FOLEY, Mo. — John Young thought he made the real estate deal of his life in 1993 when he bought a flood-damaged, three-bedroom house in this Mississippi River town for just $3,000. Like his neighbors, Young found the bargain because he figured the river would not in hundreds of years ever flood so badly again.

But as Young watched the raging river march into his backyard Friday, he couldn’t quite believe how his luck had changed.

“They told us in 1993 that was a 500-year-flood,” Young said, unable to contain his bitterness. “Well, it’s only 15 years later, and here we are again.”

Flooding continued to rip apart small towns along the Mississippi River Friday. As urban areas were spared — the flood highs in St. Louis were some 10 feet below expected near-record levels — little communities took a bashing.

Some were protected by levees that were simply not designed to hold back such high waters and couldn’t resist the river. Others had no protection at all and saw the Mississippi surge into their properties.

Here in Lincoln County, where three levees were overrun on Thursday and one on Friday, others were barely holding, with officials predicting three more levees could falter by the weekend. Some 300 people were evacuated in this river region north of St. Louis as residents watched flood waters surge higher and higher.

“We’ve got water topping the levees all up and down (the county),” said Kelly Hardcastle, the county’s director of emergency management. “It looks like a waterfall.”

Overnight rains made the misery worse and more storms were expected this weekend. But they are not expected to add a significant amount of water to the already swollen river.

With at least 25 levees breaking in recent days along either side of the river in Illinois, Iowa and Missouri, the flood of 2008 continues to threaten further havoc despite government forecasts that show the risk of more flooding is dropping.

Missouri Gov. Matt Blunt said Friday that the high number of levee breaches shows that the federal government should soon survey the nation’s levees to find out what can be done to provide better flood protection.

He said the biggest problem seems to be with dirt levees built privately and by communities to protect farmland.

Down the block from where Young lives, Andy Watson, a roofer, is now living — appropriately enough — on his roof.
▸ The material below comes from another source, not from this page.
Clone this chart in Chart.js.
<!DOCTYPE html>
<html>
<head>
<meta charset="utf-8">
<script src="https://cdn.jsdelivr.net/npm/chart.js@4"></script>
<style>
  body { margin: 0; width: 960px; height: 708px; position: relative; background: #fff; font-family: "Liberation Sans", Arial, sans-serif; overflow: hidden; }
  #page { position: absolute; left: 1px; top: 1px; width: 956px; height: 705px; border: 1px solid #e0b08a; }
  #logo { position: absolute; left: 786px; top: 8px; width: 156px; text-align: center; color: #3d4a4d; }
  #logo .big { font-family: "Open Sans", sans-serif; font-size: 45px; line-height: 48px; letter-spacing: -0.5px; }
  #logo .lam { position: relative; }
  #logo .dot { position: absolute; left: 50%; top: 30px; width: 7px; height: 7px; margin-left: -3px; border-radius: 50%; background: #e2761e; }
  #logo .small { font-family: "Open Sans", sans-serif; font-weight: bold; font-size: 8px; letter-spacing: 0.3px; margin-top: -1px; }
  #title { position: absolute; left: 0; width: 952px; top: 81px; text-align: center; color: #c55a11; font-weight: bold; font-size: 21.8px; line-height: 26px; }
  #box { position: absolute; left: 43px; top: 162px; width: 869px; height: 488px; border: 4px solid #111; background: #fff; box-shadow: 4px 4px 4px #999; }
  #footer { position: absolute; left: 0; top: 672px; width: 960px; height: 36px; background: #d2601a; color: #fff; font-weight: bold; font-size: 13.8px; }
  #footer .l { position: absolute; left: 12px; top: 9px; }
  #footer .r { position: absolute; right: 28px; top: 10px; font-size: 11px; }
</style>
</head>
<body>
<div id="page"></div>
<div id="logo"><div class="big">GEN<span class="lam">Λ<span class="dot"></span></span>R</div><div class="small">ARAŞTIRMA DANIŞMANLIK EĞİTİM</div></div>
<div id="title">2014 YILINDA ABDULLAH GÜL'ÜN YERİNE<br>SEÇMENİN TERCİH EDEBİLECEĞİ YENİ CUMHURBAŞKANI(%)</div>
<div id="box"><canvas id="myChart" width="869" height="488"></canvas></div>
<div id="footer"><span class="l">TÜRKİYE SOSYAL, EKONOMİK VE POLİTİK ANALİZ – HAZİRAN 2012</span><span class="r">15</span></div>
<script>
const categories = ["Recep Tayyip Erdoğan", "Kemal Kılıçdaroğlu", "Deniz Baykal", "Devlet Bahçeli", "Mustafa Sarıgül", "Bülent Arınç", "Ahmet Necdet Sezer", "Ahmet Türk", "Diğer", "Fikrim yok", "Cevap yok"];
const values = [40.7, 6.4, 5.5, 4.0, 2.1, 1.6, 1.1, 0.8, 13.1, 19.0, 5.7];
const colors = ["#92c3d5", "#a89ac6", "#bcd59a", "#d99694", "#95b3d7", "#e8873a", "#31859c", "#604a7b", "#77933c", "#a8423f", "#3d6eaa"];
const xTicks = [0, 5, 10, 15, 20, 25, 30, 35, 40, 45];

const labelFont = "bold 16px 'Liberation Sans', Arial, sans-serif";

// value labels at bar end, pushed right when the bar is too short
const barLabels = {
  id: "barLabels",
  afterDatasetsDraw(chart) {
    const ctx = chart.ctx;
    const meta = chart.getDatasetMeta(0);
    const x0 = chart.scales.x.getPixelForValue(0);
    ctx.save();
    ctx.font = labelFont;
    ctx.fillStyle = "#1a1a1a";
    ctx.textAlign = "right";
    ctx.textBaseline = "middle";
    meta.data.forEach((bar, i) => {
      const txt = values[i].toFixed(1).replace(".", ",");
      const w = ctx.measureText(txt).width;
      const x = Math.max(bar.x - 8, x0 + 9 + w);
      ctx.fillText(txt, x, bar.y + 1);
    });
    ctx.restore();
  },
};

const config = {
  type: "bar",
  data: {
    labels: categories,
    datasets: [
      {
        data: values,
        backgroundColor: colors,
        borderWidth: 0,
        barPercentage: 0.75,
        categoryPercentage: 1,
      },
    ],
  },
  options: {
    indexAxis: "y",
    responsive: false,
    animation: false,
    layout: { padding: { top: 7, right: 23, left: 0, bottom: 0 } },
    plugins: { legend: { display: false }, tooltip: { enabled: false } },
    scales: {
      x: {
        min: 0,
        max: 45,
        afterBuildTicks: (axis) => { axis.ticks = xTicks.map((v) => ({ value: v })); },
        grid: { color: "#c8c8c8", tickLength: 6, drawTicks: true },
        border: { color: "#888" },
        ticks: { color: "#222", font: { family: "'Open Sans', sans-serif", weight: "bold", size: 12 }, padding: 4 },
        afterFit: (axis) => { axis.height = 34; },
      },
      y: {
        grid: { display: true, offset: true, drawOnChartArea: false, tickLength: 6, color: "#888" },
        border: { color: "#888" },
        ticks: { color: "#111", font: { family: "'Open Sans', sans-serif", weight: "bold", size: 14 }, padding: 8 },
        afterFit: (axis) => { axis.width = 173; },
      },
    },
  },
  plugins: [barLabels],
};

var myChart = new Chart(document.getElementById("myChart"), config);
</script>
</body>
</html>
For the past few days, Watson has kept a lonely vigil, watching for would-be looters drawn by news accounts of communities that have cleared out in front of the cresting Mississippi.

“You know how thieves are,” Watson said during a tour of his makeshift living quarters located about 10 feet above the ground. “Once the water starts going down, you guys aren’t going to be here and the National Guard will go home. That’s when they come to get you.”

Like several of their neighbors, Watson and Young were drawn to this tiny village of less than 200 people when property values plummeted in the wake of the 1993 floods.

It’s low ground, on the wrong side of the railroad tracks, but they figured it had been flood-proofed, in a sense, by the 1993 floods

Young, 49, lives in the house with his wife and five other relatives, ages 4 to 82. They rented a storage locker and moved their belongings out three days ago. He came home Friday after hearing that the Mississippi, usually about two miles away, had pushed two feet of water into his neighborhood.

“My kids hope FEMA buys us out so we never get flooded again,” said Young, referring to the government’s policy of buying some properties in flood-prone areas to avoid generating more grants from the Federal Emergency Management Agency.

Four miles south, residents of Winfield were wondering Friday when the water would reach their homes. Sally Collier sat on the banks of a drainage ditch and marveled at how her bait shop was rapidly engulfed by the waters Thursday while her home less than a mile away has largely escaped harm. It has just a few inches of water in the basement.

“It was unbelievable how fast it came in,” said Collier, 50, who watched the waters cross a half mile of farmland in less than 90 minutes.

Collier, who opened the R&S Bait Shop with her husband three years ago, said she can only think of one upside to the flood.

“We won’t have trouble telling people where to fish this year — anywhere,” she said, generating hearty laughs from the neighbors surrounding her.